**** Information shown
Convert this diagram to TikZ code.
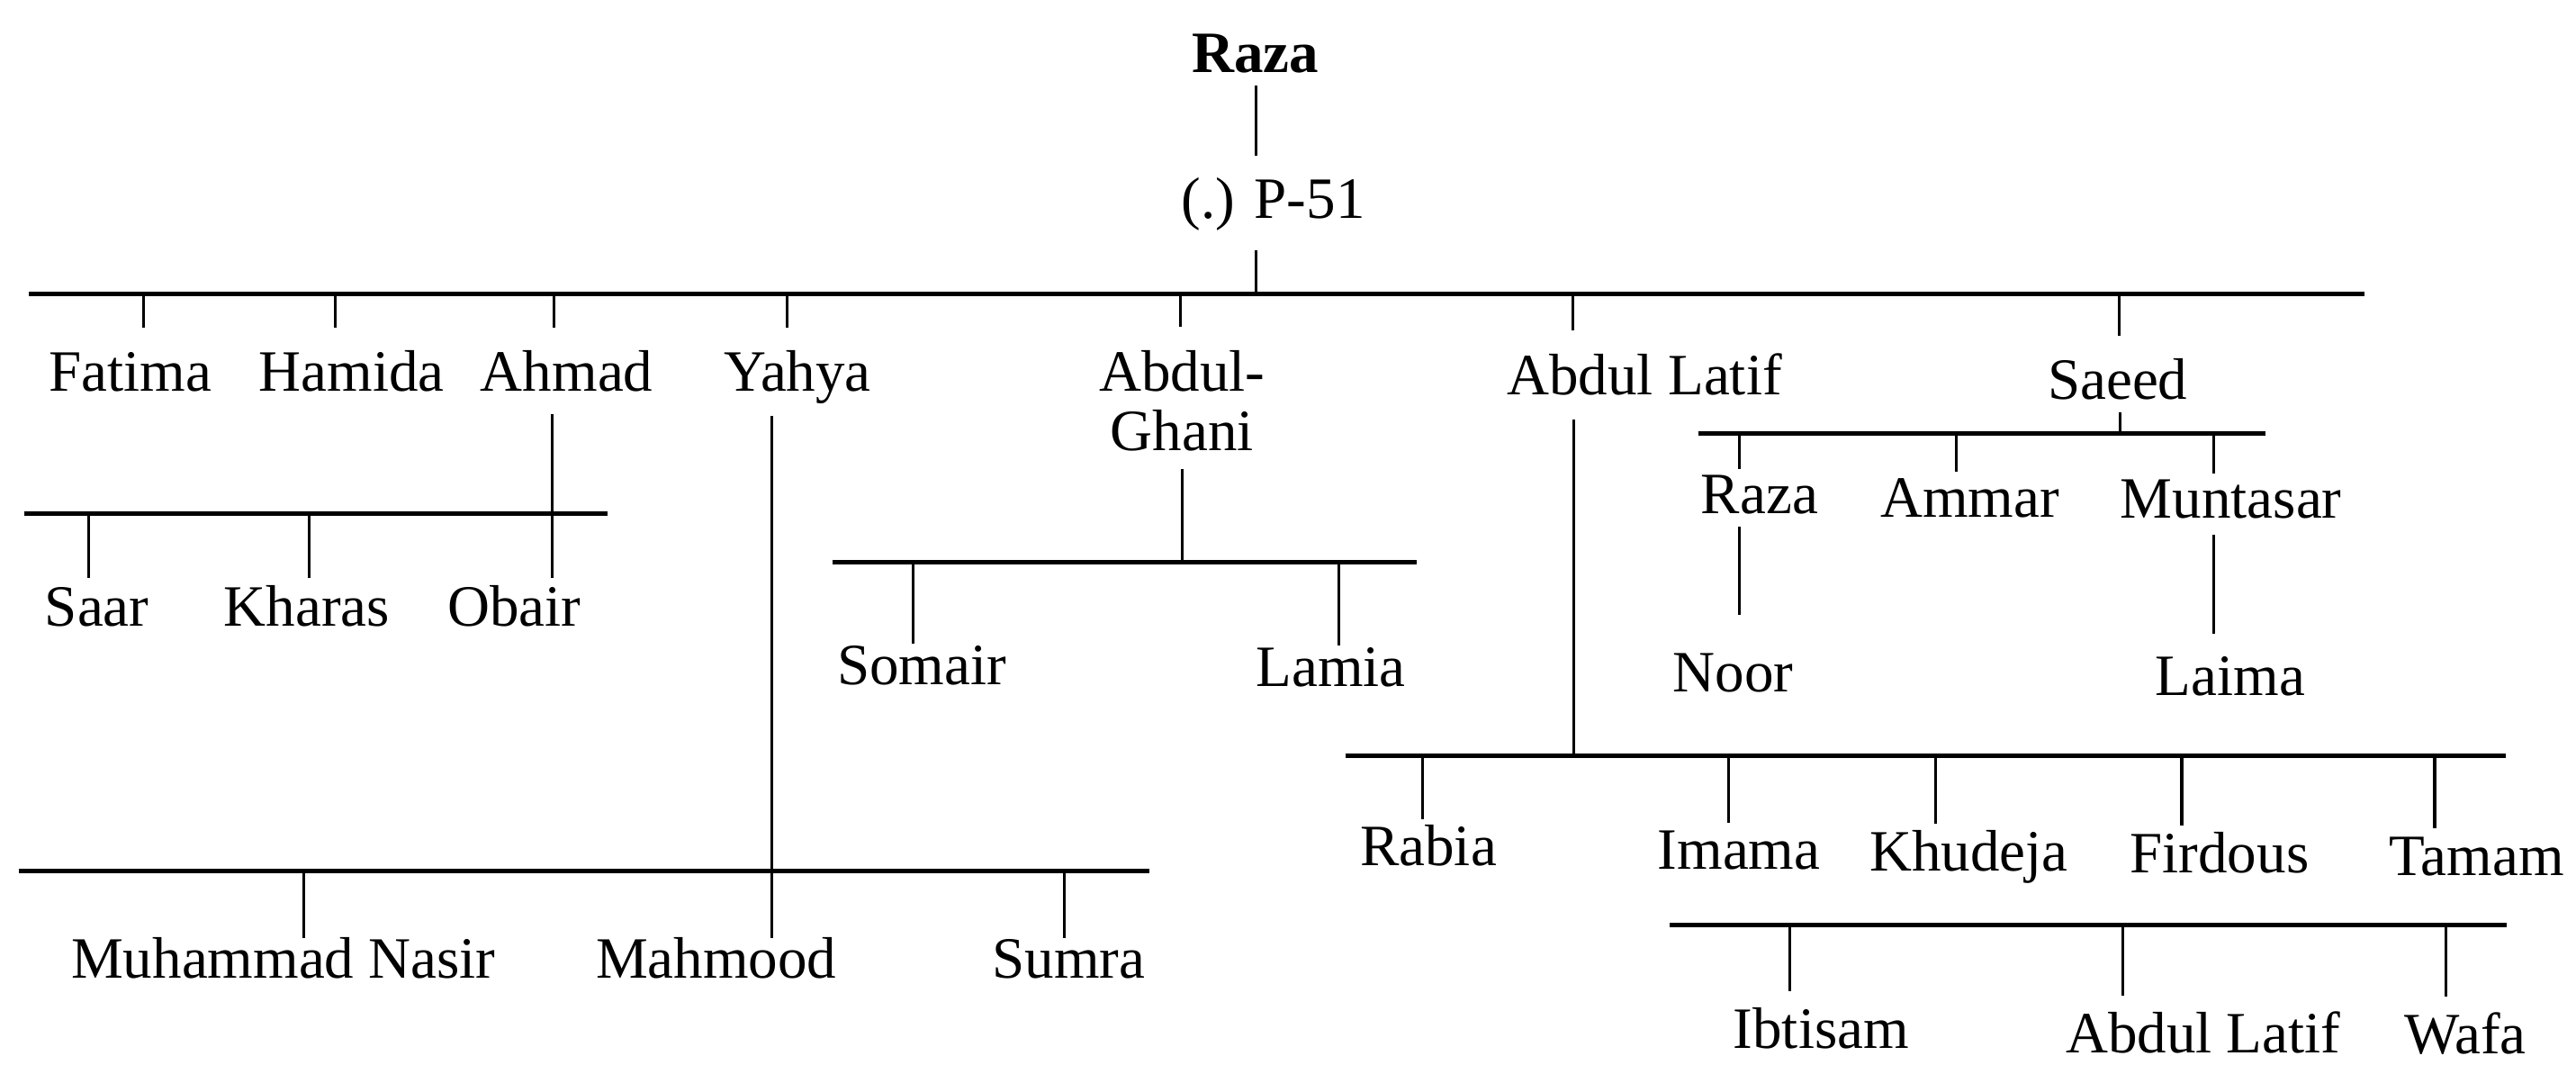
\documentclass[tikz,border=0pt]{standalone}
\usepackage{fontspec}
\setmainfont{Liberation Serif}
\usepackage{tikz}

\begin{document}
\begin{tikzpicture}[
  x=0.1825mm, y=-0.1825mm,
  person/.style={font=\fontsize{18.5}{19}\selectfont,inner sep=0pt,text height=12.6pt,text depth=4pt,anchor=base},
  founder/.style={person,font=\fontsize{18.5}{19}\selectfont\bfseries},
  twoline/.style={font=\fontsize{18.5}{19}\selectfont,inner sep=0pt,align=center,anchor=north},
  kinbar/.style={line width=1.4pt},
  famline/.style={line width=0.9pt}
]
  \useasboundingbox (0,0) rectangle (1568,648);
  % root
  \node[founder] (raza) at (764,44) {Raza};
  \node[person] (p51) at (775,133) {(.) P-51};
  \coordinate (root) at (764.6,179);
  \draw[famline,shorten >=7pt] (root |- raza.south) -- (root |- p51.north);
  \draw[famline,shorten <=5.9pt] (root |- p51.south) -- (root);
  \draw[kinbar] (17.5,179) -- (1439,179);

  % children
  \node[person] (fatima) at (79.5,238) {Fatima};
  \node[person] (hamida) at (214,238) {Hamida};
  \node[person] (ahmad) at (345,238) {Ahmad};
  \node[person] (yahya) at (485.5,238) {Yahya};
  \node[twoline] (abdulghani) at (719.5,212.7) {Abdul-\\Ghani};
  \node[person] (abdullatif) at (1001,240) {Abdul Latif};
  \node[person] (saeed) at (1289,243) {Saeed};
  \coordinate (tFatima) at (87.4,179);
  \coordinate (tHamida) at (204,179);
  \coordinate (tAhmad) at (337.4,179);
  \coordinate (tYahya) at (479,179);
  \coordinate (tGhani) at (718.5,179);
  \coordinate (tLatif) at (957.6,179);
  \coordinate (tSaeed) at (1290,179);
  \draw[famline,shorten >=7.3pt] (tFatima) -- (tFatima |- fatima.north);
  \draw[famline,shorten >=7.3pt] (tHamida) -- (tHamida |- hamida.north);
  \draw[famline,shorten >=7.3pt] (tAhmad) -- (tAhmad |- ahmad.north);
  \draw[famline,shorten >=7.3pt] (tYahya) -- (tYahya |- yahya.north);
  \draw[famline,shorten >=7.3pt] (tGhani) -- (tGhani |- abdulghani.north);
  \draw[famline,shorten >=7.3pt] (tLatif) -- (tLatif |- abdullatif.north);
  \draw[famline,shorten >=7.3pt] (tSaeed) -- (tSaeed |- saeed.north);

  % Ahmad
  \node[person] (saar) at (59,381) {Saar};
  \node[person] (kharas) at (186.7,381) {Kharas};
  \node[person] (obair) at (313,381) {Obair};
  \draw[kinbar] (15,312.5) -- (370,312.5);
  \coordinate (aSaar) at (54,312.5);
  \coordinate (aKharas) at (188.4,312.5);
  \coordinate (aObair) at (336,312.5);
  \draw[famline,shorten <=3pt,shorten >=2.5pt] (aObair |- ahmad.south) -- (aObair |- obair.north);
  \draw[famline,shorten >=2.5pt] (aSaar) -- (aSaar |- saar.north);
  \draw[famline,shorten >=2.5pt] (aKharas) -- (aKharas |- kharas.north);

  % Yahya
  \node[person] (nasir) at (172.5,595.4) {Muhammad Nasir};
  \node[person] (mahmood) at (436,595.4) {Mahmood};
  \node[person] (sumra) at (650.5,595.4) {Sumra};
  \draw[kinbar] (11.4,530) -- (699.7,530);
  \coordinate (yNasir) at (185,530);
  \coordinate (yMahmood) at (469.7,530);
  \coordinate (ySumra) at (648,530);
  \draw[famline,shorten <=3.6pt] (yMahmood |- yahya.south) -- (yMahmood |- mahmood.north);
  \draw[famline] (yNasir) -- (yNasir |- nasir.north);
  \draw[famline] (ySumra) -- (ySumra |- sumra.north);

  % Abdul-Ghani
  \node[person] (somair) at (561,416.6) {Somair};
  \node[person] (lamia) at (810,417.7) {Lamia};
  \draw[kinbar] (507,342) -- (862.6,342);
  \coordinate (gRoot) at (719.6,342);
  \coordinate (gSomair) at (556,342);
  \coordinate (gLamia) at (815,342);
  \draw[famline,shorten <=5.4pt] (gRoot |- abdulghani.south) -- (gRoot);
  \draw[famline] (gSomair) -- (gSomair |- somair.north);
  \draw[famline] (gLamia) -- (gLamia |- lamia.north);

  % Saeed
  \node[person] (razasaeed) at (1071,312.5) {Raza};
  \node[person] (ammar) at (1199,314.5) {Ammar};
  \node[person] (muntasar) at (1358,315.5) {Muntasar};
  \node[person] (noor) at (1055,421) {Noor};
  \node[person] (laima) at (1357.6,423) {Laima};
  \draw[kinbar] (1033.8,264) -- (1379,264);
  \coordinate (sRoot) at (1290.5,264);
  \coordinate (sRaza) at (1058.7,264);
  \coordinate (sAmmar) at (1191,264);
  \coordinate (sMuntasar) at (1347.6,264);
  \draw[famline] (sRoot |- saeed.south) -- (sRoot);
  \draw[famline,shorten >=1.3pt] (sRaza) -- (sRaza |- razasaeed.north);
  \draw[famline,shorten >=1.3pt] (sAmmar) -- (sAmmar |- ammar.north);
  \draw[famline,shorten >=1.3pt] (sMuntasar) -- (sMuntasar |- muntasar.north);
  \draw[famline,shorten >=11.4pt] (sRaza |- razasaeed.south) -- (sRaza |- noor.north);
  \draw[famline,shorten <=0.9pt,shorten >=6.5pt] (sMuntasar |- muntasar.south) -- (sMuntasar |- laima.north);

  % Abdul Latif
  \node[person] (rabia) at (869.5,527) {Rabia};
  \node[person] (imama) at (1058.5,529) {Imama};
  \node[person] (khudeja) at (1198.5,530) {Khudeja};
  \node[person] (firdous) at (1351,531) {Firdous};
  \node[person] (tamam) at (1507.5,532.6) {Tamam};
  \draw[kinbar] (819,460) -- (1525,460);
  \coordinate (lRoot) at (958,460);
  \coordinate (lRabia) at (866,460);
  \coordinate (lImama) at (1052,460);
  \coordinate (lKhudeja) at (1178,460);
  \coordinate (lFirdous) at (1328,460);
  \coordinate (lTamam) at (1482,460);
  \draw[famline,shorten <=3.8pt] (lRoot |- abdullatif.south) -- (lRoot);
  \draw[famline,shorten >=2pt] (lRabia) -- (lRabia |- rabia.north);
  \draw[famline,shorten >=2pt] (lImama) -- (lImama |- imama.north);
  \draw[famline,shorten >=2pt] (lKhudeja) -- (lKhudeja |- khudeja.north);
  \draw[famline,shorten >=2pt] (lFirdous) -- (lFirdous |- firdous.north);
  \draw[famline,shorten >=2pt] (lTamam) -- (lTamam |- tamam.north);

  % lower row
  \node[person] (ibtisam) at (1108.5,638) {Ibtisam};
  \node[person] (abdullatifb) at (1341,641) {Abdul Latif};
  \node[person] (wafa) at (1500.5,641.5) {Wafa};
  \draw[kinbar] (1016.5,563) -- (1526,563);
  \coordinate (bIbtisam) at (1089.6,563);
  \coordinate (bLatif) at (1292,563);
  \coordinate (bWafa) at (1489,563);
  \draw[famline,shorten >=5.3pt] (bIbtisam) -- (bIbtisam |- ibtisam.north);
  \draw[famline,shorten >=5.3pt] (bLatif) -- (bLatif |- abdullatifb.north);
  \draw[famline,shorten >=5.3pt] (bWafa) -- (bWafa |- wafa.north);
\end{tikzpicture}
\end{document}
********
Set task –
Make an exact copy of the data above, pictures excluded.

Complete output –
Convert this diagram to TikZ code.
\documentclass[tikz,border=0pt]{standalone}
\usepackage{fontspec}
\setmainfont{Liberation Serif}
\usepackage{tikz}

\begin{document}
\begin{tikzpicture}[
  x=0.1825mm, y=-0.1825mm,
  person/.style={font=\fontsize{18.5}{19}\selectfont,inner sep=0pt,text height=12.6pt,text depth=4pt,anchor=base},
  founder/.style={person,font=\fontsize{18.5}{19}\selectfont\bfseries},
  twoline/.style={font=\fontsize{18.5}{19}\selectfont,inner sep=0pt,align=center,anchor=north},
  kinbar/.style={line width=1.4pt},
  famline/.style={line width=0.9pt}
]
  \useasboundingbox (0,0) rectangle (1568,648);
  % root
  \node[founder] (raza) at (764,44) {Raza};
  \node[person] (p51) at (775,133) {(.) P-51};
  \coordinate (root) at (764.6,179);
  \draw[famline,shorten >=7pt] (root |- raza.south) -- (root |- p51.north);
  \draw[famline,shorten <=5.9pt] (root |- p51.south) -- (root);
  \draw[kinbar] (17.5,179) -- (1439,179);

  % children
  \node[person] (fatima) at (79.5,238) {Fatima};
  \node[person] (hamida) at (214,238) {Hamida};
  \node[person] (ahmad) at (345,238) {Ahmad};
  \node[person] (yahya) at (485.5,238) {Yahya};
  \node[twoline] (abdulghani) at (719.5,212.7) {Abdul-\\Ghani};
  \node[person] (abdullatif) at (1001,240) {Abdul Latif};
  \node[person] (saeed) at (1289,243) {Saeed};
  \coordinate (tFatima) at (87.4,179);
  \coordinate (tHamida) at (204,179);
  \coordinate (tAhmad) at (337.4,179);
  \coordinate (tYahya) at (479,179);
  \coordinate (tGhani) at (718.5,179);
  \coordinate (tLatif) at (957.6,179);
  \coordinate (tSaeed) at (1290,179);
  \draw[famline,shorten >=7.3pt] (tFatima) -- (tFatima |- fatima.north);
  \draw[famline,shorten >=7.3pt] (tHamida) -- (tHamida |- hamida.north);
  \draw[famline,shorten >=7.3pt] (tAhmad) -- (tAhmad |- ahmad.north);
  \draw[famline,shorten >=7.3pt] (tYahya) -- (tYahya |- yahya.north);
  \draw[famline,shorten >=7.3pt] (tGhani) -- (tGhani |- abdulghani.north);
  \draw[famline,shorten >=7.3pt] (tLatif) -- (tLatif |- abdullatif.north);
  \draw[famline,shorten >=7.3pt] (tSaeed) -- (tSaeed |- saeed.north);

  % Ahmad
  \node[person] (saar) at (59,381) {Saar};
  \node[person] (kharas) at (186.7,381) {Kharas};
  \node[person] (obair) at (313,381) {Obair};
  \draw[kinbar] (15,312.5) -- (370,312.5);
  \coordinate (aSaar) at (54,312.5);
  \coordinate (aKharas) at (188.4,312.5);
  \coordinate (aObair) at (336,312.5);
  \draw[famline,shorten <=3pt,shorten >=2.5pt] (aObair |- ahmad.south) -- (aObair |- obair.north);
  \draw[famline,shorten >=2.5pt] (aSaar) -- (aSaar |- saar.north);
  \draw[famline,shorten >=2.5pt] (aKharas) -- (aKharas |- kharas.north);

  % Yahya
  \node[person] (nasir) at (172.5,595.4) {Muhammad Nasir};
  \node[person] (mahmood) at (436,595.4) {Mahmood};
  \node[person] (sumra) at (650.5,595.4) {Sumra};
  \draw[kinbar] (11.4,530) -- (699.7,530);
  \coordinate (yNasir) at (185,530);
  \coordinate (yMahmood) at (469.7,530);
  \coordinate (ySumra) at (648,530);
  \draw[famline,shorten <=3.6pt] (yMahmood |- yahya.south) -- (yMahmood |- mahmood.north);
  \draw[famline] (yNasir) -- (yNasir |- nasir.north);
  \draw[famline] (ySumra) -- (ySumra |- sumra.north);

  % Abdul-Ghani
  \node[person] (somair) at (561,416.6) {Somair};
  \node[person] (lamia) at (810,417.7) {Lamia};
  \draw[kinbar] (507,342) -- (862.6,342);
  \coordinate (gRoot) at (719.6,342);
  \coordinate (gSomair) at (556,342);
  \coordinate (gLamia) at (815,342);
  \draw[famline,shorten <=5.4pt] (gRoot |- abdulghani.south) -- (gRoot);
  \draw[famline] (gSomair) -- (gSomair |- somair.north);
  \draw[famline] (gLamia) -- (gLamia |- lamia.north);

  % Saeed
  \node[person] (razasaeed) at (1071,312.5) {Raza};
  \node[person] (ammar) at (1199,314.5) {Ammar};
  \node[person] (muntasar) at (1358,315.5) {Muntasar};
  \node[person] (noor) at (1055,421) {Noor};
  \node[person] (laima) at (1357.6,423) {Laima};
  \draw[kinbar] (1033.8,264) -- (1379,264);
  \coordinate (sRoot) at (1290.5,264);
  \coordinate (sRaza) at (1058.7,264);
  \coordinate (sAmmar) at (1191,264);
  \coordinate (sMuntasar) at (1347.6,264);
  \draw[famline] (sRoot |- saeed.south) -- (sRoot);
  \draw[famline,shorten >=1.3pt] (sRaza) -- (sRaza |- razasaeed.north);
  \draw[famline,shorten >=1.3pt] (sAmmar) -- (sAmmar |- ammar.north);
  \draw[famline,shorten >=1.3pt] (sMuntasar) -- (sMuntasar |- muntasar.north);
  \draw[famline,shorten >=11.4pt] (sRaza |- razasaeed.south) -- (sRaza |- noor.north);
  \draw[famline,shorten <=0.9pt,shorten >=6.5pt] (sMuntasar |- muntasar.south) -- (sMuntasar |- laima.north);

  % Abdul Latif
  \node[person] (rabia) at (869.5,527) {Rabia};
  \node[person] (imama) at (1058.5,529) {Imama};
  \node[person] (khudeja) at (1198.5,530) {Khudeja};
  \node[person] (firdous) at (1351,531) {Firdous};
  \node[person] (tamam) at (1507.5,532.6) {Tamam};
  \draw[kinbar] (819,460) -- (1525,460);
  \coordinate (lRoot) at (958,460);
  \coordinate (lRabia) at (866,460);
  \coordinate (lImama) at (1052,460);
  \coordinate (lKhudeja) at (1178,460);
  \coordinate (lFirdous) at (1328,460);
  \coordinate (lTamam) at (1482,460);
  \draw[famline,shorten <=3.8pt] (lRoot |- abdullatif.south) -- (lRoot);
  \draw[famline,shorten >=2pt] (lRabia) -- (lRabia |- rabia.north);
  \draw[famline,shorten >=2pt] (lImama) -- (lImama |- imama.north);
  \draw[famline,shorten >=2pt] (lKhudeja) -- (lKhudeja |- khudeja.north);
  \draw[famline,shorten >=2pt] (lFirdous) -- (lFirdous |- firdous.north);
  \draw[famline,shorten >=2pt] (lTamam) -- (lTamam |- tamam.north);

  % lower row
  \node[person] (ibtisam) at (1108.5,638) {Ibtisam};
  \node[person] (abdullatifb) at (1341,641) {Abdul Latif};
  \node[person] (wafa) at (1500.5,641.5) {Wafa};
  \draw[kinbar] (1016.5,563) -- (1526,563);
  \coordinate (bIbtisam) at (1089.6,563);
  \coordinate (bLatif) at (1292,563);
  \coordinate (bWafa) at (1489,563);
  \draw[famline,shorten >=5.3pt] (bIbtisam) -- (bIbtisam |- ibtisam.north);
  \draw[famline,shorten >=5.3pt] (bLatif) -- (bLatif |- abdullatifb.north);
  \draw[famline,shorten >=5.3pt] (bWafa) -- (bWafa |- wafa.north);
\end{tikzpicture}
\end{document}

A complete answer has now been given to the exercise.